======== RECORDED INFORMATION

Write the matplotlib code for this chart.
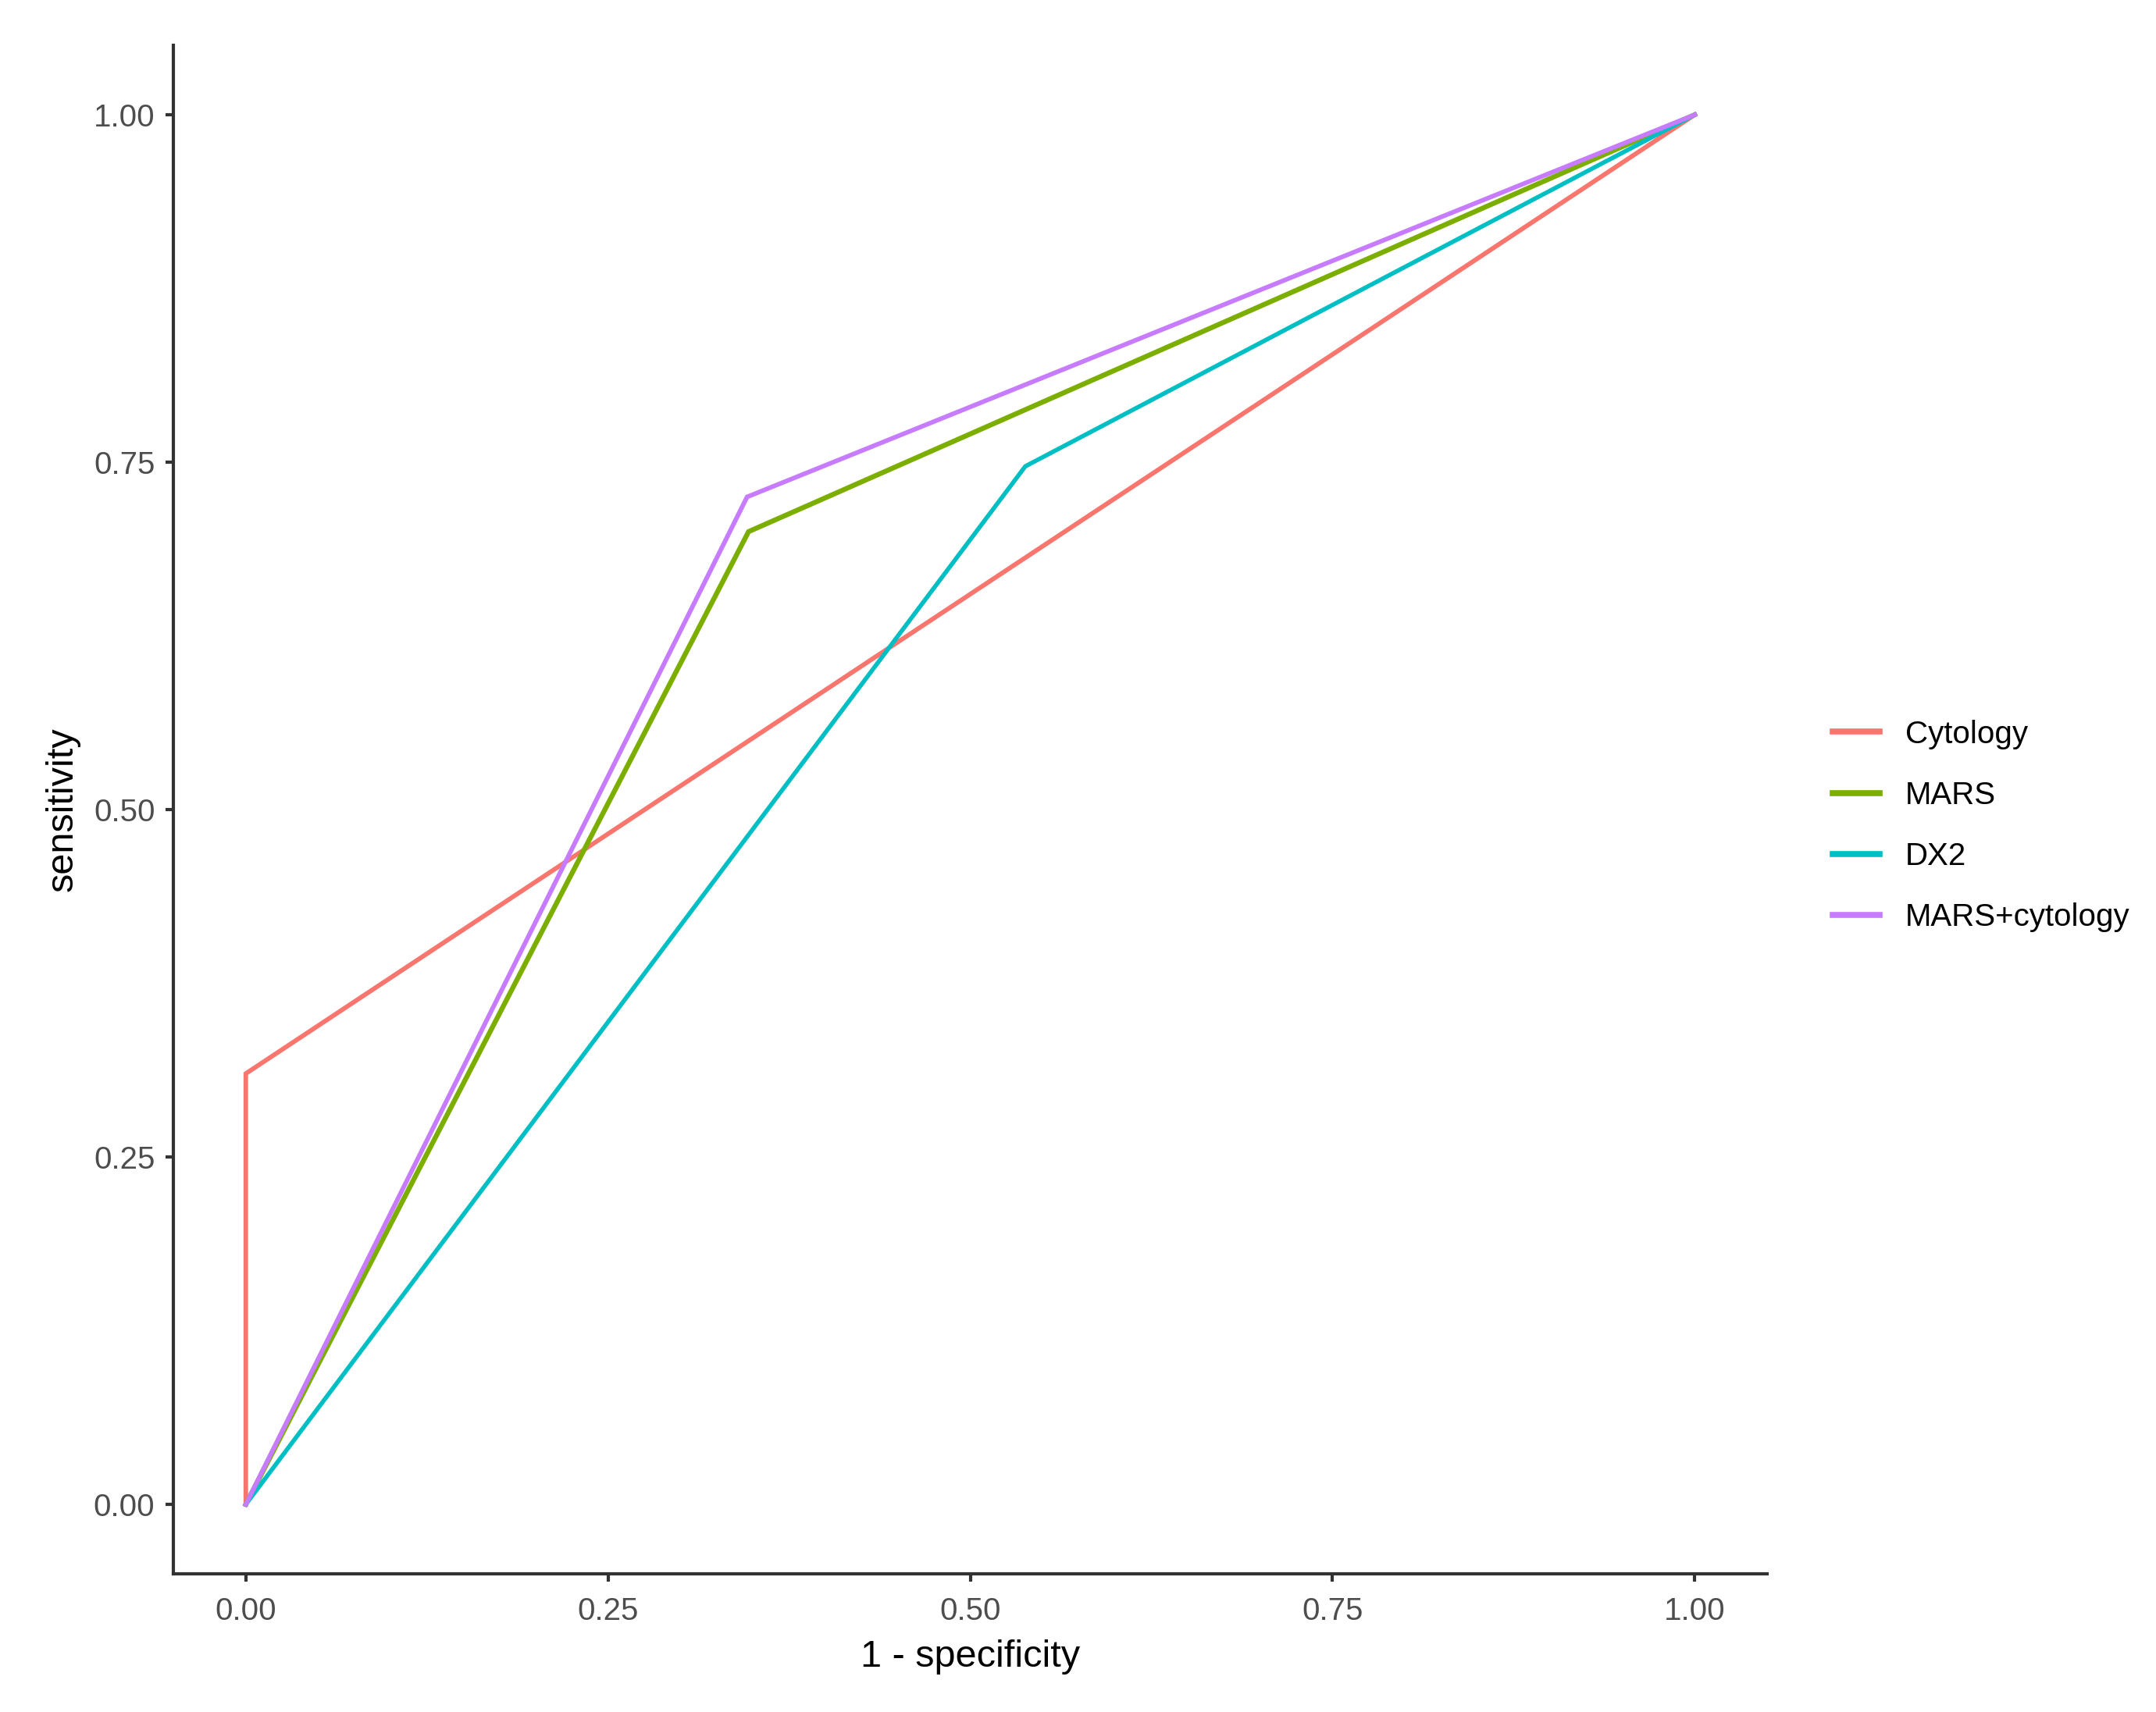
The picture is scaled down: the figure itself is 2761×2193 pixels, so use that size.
import matplotlib
matplotlib.use("Agg")
import matplotlib.pyplot as plt

# ---- data ----
series_names = ["Cytology", "MARS", "DX2", "MARS+cytology"]
series_colors = ["#F8766D", "#7CAE00", "#00BFC4", "#C77CFF"]
fpr_cytology = [0.0, 0.0, 1.0]
tpr_cytology = [0.0, 0.31, 1.0]
fpr_mars = [0.0, 0.347, 1.0]
tpr_mars = [0.0, 0.70, 1.0]
fpr_dx2 = [0.0, 0.538, 1.0]
tpr_dx2 = [0.0, 0.747, 1.0]
fpr_combo = [0.0, 0.346, 1.0]
tpr_combo = [0.0, 0.725, 1.0]
x_ticks = [0.0, 0.25, 0.5, 0.75, 1.0]
x_tick_labels = ["0.00", "0.25", "0.50", "0.75", "1.00"]
y_ticks = [0.0, 0.25, 0.5, 0.75, 1.0]
y_tick_labels = ["0.00", "0.25", "0.50", "0.75", "1.00"]

plt.rcParams['font.family'] = ['Liberation Sans', 'DejaVu Sans']

W, H = 2761, 2193
fig = plt.figure(figsize=(W / 100, H / 100), dpi=100)
fig.patch.set_facecolor("white")
ax = fig.add_axes([222 / W, 1 - 2016 / H, (2263 - 222) / W, (2016 - 58) / H])

xs = [fpr_cytology, fpr_mars, fpr_dx2, fpr_combo]
ys = [tpr_cytology, tpr_mars, tpr_dx2, tpr_combo]
widths = [4.2, 4.6, 4.0, 4.2]
for x, y, name, col, lw in zip(xs, ys, series_names, series_colors, widths):
    ax.plot(x, y, color=col, lw=lw, label=name, solid_joinstyle="miter")

ax.set_xlim(-0.05, 1.05)
ax.set_ylim(-0.05, 1.05)
ax.set_xticks(x_ticks)
ax.set_xticklabels(x_tick_labels)
ax.set_yticks(y_ticks)
ax.set_yticklabels(y_tick_labels)

for s in ["top", "right"]:
    ax.spines[s].set_visible(False)
for s in ["left", "bottom"]:
    ax.spines[s].set_color("#333333")
    ax.spines[s].set_linewidth(3.0)

ax.tick_params(axis="both", direction="out", length=7, width=3.0, color="#333333",
               labelcolor="#4D4D4D", labelsize=29, pad=10)
ax.tick_params(axis="x", pad=14)

ax.set_xlabel("1 - specificity", fontsize=35, color="black", labelpad=12)
ax.set_ylabel("sensitivity", fontsize=35, color="black", labelpad=12)

leg = fig.legend(loc="center left", bbox_to_anchor=(2347 / W, 1 - 1058 / H),
                 frameon=False, fontsize=29, handlelength=1.5, handletextpad=0.8,
                 labelspacing=1.0, borderpad=0, borderaxespad=0)
for line in leg.get_lines():
    line.set_linewidth(5.5)

fig.savefig("out.png", dpi=100, facecolor="white")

================

WORK INSTRUCTIONS: Transcribe all the lines above exactly, apart from the pictures.

RESPONSE FOR THIS EXERCISE:
Write the matplotlib code for this chart.
The picture is scaled down: the figure itself is 2761×2193 pixels, so use that size.
import matplotlib
matplotlib.use("Agg")
import matplotlib.pyplot as plt

# ---- data ----
series_names = ["Cytology", "MARS", "DX2", "MARS+cytology"]
series_colors = ["#F8766D", "#7CAE00", "#00BFC4", "#C77CFF"]
fpr_cytology = [0.0, 0.0, 1.0]
tpr_cytology = [0.0, 0.31, 1.0]
fpr_mars = [0.0, 0.347, 1.0]
tpr_mars = [0.0, 0.70, 1.0]
fpr_dx2 = [0.0, 0.538, 1.0]
tpr_dx2 = [0.0, 0.747, 1.0]
fpr_combo = [0.0, 0.346, 1.0]
tpr_combo = [0.0, 0.725, 1.0]
x_ticks = [0.0, 0.25, 0.5, 0.75, 1.0]
x_tick_labels = ["0.00", "0.25", "0.50", "0.75", "1.00"]
y_ticks = [0.0, 0.25, 0.5, 0.75, 1.0]
y_tick_labels = ["0.00", "0.25", "0.50", "0.75", "1.00"]

plt.rcParams['font.family'] = ['Liberation Sans', 'DejaVu Sans']

W, H = 2761, 2193
fig = plt.figure(figsize=(W / 100, H / 100), dpi=100)
fig.patch.set_facecolor("white")
ax = fig.add_axes([222 / W, 1 - 2016 / H, (2263 - 222) / W, (2016 - 58) / H])

xs = [fpr_cytology, fpr_mars, fpr_dx2, fpr_combo]
ys = [tpr_cytology, tpr_mars, tpr_dx2, tpr_combo]
widths = [4.2, 4.6, 4.0, 4.2]
for x, y, name, col, lw in zip(xs, ys, series_names, series_colors, widths):
    ax.plot(x, y, color=col, lw=lw, label=name, solid_joinstyle="miter")

ax.set_xlim(-0.05, 1.05)
ax.set_ylim(-0.05, 1.05)
ax.set_xticks(x_ticks)
ax.set_xticklabels(x_tick_labels)
ax.set_yticks(y_ticks)
ax.set_yticklabels(y_tick_labels)

for s in ["top", "right"]:
    ax.spines[s].set_visible(False)
for s in ["left", "bottom"]:
    ax.spines[s].set_color("#333333")
    ax.spines[s].set_linewidth(3.0)

ax.tick_params(axis="both", direction="out", length=7, width=3.0, color="#333333",
               labelcolor="#4D4D4D", labelsize=29, pad=10)
ax.tick_params(axis="x", pad=14)

ax.set_xlabel("1 - specificity", fontsize=35, color="black", labelpad=12)
ax.set_ylabel("sensitivity", fontsize=35, color="black", labelpad=12)

leg = fig.legend(loc="center left", bbox_to_anchor=(2347 / W, 1 - 1058 / H),
                 frameon=False, fontsize=29, handlelength=1.5, handletextpad=0.8,
                 labelspacing=1.0, borderpad=0, borderaxespad=0)
for line in leg.get_lines():
    line.set_linewidth(5.5)

fig.savefig("out.png", dpi=100, facecolor="white")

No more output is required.